To do: Copy out every line containing the word "this".

Stored data:
==========

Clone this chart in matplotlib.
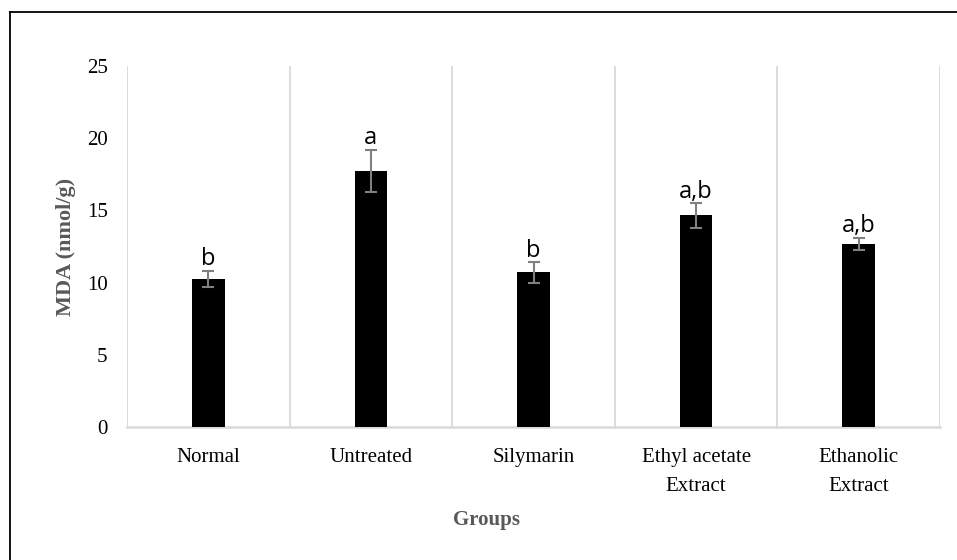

==========

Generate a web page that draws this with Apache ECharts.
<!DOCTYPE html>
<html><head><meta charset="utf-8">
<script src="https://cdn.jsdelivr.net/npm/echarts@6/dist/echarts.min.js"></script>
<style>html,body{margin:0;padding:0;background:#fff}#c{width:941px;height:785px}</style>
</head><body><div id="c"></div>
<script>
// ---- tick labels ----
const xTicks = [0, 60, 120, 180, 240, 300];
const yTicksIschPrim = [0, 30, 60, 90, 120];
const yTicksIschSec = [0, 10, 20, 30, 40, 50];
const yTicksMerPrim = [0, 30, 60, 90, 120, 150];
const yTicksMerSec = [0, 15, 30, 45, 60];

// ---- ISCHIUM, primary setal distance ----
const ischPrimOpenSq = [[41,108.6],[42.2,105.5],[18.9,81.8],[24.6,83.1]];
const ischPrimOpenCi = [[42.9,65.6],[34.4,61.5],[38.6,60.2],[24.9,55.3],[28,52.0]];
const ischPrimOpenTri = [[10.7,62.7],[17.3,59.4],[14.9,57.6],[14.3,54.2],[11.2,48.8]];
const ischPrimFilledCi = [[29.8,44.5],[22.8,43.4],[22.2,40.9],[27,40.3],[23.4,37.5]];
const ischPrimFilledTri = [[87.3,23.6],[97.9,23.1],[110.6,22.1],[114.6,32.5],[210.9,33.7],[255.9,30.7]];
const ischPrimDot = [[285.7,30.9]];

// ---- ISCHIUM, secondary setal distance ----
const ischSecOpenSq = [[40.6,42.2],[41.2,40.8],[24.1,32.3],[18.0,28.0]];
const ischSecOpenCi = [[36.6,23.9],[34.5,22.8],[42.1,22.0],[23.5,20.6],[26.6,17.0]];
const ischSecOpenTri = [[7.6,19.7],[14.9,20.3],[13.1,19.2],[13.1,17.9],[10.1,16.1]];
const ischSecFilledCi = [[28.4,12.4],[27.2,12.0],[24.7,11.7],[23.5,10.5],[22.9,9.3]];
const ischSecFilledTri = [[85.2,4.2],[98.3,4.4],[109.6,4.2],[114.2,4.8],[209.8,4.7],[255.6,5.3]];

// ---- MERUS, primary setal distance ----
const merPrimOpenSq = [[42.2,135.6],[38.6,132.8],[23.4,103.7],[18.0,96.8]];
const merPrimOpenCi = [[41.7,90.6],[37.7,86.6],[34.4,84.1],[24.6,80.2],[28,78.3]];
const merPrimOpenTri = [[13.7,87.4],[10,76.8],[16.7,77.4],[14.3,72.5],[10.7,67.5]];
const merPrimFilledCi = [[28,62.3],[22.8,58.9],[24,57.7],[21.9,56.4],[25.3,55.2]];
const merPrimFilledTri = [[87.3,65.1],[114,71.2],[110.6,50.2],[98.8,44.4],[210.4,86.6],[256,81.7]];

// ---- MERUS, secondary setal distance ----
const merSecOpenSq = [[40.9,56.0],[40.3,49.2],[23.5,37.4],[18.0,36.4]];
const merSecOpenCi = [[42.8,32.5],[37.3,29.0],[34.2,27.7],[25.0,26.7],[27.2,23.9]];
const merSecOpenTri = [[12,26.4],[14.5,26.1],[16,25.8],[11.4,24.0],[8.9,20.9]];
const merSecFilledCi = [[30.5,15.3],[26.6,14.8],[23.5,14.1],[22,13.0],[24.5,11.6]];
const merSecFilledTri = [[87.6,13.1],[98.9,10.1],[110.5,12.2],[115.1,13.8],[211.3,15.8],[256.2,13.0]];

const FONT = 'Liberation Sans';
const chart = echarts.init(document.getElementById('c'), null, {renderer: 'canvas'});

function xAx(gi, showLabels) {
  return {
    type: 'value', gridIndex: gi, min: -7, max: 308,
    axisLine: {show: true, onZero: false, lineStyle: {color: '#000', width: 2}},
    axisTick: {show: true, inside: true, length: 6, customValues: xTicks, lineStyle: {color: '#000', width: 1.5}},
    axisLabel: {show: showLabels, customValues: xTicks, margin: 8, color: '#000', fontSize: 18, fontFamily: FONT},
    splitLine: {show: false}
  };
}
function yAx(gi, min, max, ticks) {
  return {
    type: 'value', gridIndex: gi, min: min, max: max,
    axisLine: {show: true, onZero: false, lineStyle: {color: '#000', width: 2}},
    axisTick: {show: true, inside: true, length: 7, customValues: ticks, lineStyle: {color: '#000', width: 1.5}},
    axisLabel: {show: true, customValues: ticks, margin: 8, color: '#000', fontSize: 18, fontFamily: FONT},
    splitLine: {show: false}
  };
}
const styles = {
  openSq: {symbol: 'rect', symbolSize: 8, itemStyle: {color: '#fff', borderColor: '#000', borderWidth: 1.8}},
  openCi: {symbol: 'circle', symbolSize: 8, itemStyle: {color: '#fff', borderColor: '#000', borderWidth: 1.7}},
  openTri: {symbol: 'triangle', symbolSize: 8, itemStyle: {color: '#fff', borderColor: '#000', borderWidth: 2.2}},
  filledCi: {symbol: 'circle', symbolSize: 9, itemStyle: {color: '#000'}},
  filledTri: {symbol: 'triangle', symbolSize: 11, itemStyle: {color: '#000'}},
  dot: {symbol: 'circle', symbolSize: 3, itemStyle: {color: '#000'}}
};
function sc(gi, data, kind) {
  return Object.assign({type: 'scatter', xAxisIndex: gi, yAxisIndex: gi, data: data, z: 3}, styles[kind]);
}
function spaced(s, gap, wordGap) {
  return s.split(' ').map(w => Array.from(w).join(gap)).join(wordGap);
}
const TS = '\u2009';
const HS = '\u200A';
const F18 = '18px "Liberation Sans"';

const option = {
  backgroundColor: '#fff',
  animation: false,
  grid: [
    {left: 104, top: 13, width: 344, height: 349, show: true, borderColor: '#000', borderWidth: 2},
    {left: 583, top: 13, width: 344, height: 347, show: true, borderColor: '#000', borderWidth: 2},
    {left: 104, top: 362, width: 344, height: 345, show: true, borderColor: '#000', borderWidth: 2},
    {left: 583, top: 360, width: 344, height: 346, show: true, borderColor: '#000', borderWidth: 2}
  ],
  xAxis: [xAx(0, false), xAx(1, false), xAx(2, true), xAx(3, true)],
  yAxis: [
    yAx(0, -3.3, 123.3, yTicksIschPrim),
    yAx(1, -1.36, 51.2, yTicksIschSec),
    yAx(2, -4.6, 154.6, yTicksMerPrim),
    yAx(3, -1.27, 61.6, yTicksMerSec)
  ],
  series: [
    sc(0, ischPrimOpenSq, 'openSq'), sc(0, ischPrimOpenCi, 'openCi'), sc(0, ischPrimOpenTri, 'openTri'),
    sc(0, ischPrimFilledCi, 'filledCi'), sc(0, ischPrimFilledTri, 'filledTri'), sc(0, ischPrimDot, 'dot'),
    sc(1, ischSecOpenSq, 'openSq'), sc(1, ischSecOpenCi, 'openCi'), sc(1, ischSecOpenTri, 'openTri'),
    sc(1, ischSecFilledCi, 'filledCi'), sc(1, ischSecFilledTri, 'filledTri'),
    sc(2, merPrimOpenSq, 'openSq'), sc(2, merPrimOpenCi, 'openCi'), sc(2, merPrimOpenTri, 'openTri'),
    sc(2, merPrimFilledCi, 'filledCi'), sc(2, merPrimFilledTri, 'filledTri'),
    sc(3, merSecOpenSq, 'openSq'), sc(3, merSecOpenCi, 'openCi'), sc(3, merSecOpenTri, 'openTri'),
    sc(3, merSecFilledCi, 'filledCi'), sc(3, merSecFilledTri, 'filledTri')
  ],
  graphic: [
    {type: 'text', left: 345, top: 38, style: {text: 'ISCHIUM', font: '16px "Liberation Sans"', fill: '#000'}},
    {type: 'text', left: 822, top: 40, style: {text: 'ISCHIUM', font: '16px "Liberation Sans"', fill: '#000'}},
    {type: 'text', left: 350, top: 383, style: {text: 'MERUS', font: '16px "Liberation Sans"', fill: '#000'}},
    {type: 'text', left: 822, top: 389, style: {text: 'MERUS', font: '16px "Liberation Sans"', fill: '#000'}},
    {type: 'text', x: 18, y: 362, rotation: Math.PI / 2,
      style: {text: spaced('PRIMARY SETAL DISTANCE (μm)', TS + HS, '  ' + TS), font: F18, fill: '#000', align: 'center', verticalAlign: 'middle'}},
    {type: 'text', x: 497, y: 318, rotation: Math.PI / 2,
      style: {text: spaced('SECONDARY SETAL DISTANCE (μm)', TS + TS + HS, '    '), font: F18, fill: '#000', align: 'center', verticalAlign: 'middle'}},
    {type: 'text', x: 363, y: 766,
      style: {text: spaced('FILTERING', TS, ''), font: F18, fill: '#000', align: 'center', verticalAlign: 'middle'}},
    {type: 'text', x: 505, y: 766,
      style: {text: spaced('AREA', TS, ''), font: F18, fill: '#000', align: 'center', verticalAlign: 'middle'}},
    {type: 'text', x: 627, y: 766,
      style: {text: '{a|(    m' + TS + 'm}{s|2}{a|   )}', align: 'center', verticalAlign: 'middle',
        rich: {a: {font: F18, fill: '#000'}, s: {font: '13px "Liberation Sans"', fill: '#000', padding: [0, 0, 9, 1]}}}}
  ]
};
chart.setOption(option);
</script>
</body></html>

==========

Written solution:
Clone this chart in matplotlib.
Generate a web page that draws this with Apache ECharts.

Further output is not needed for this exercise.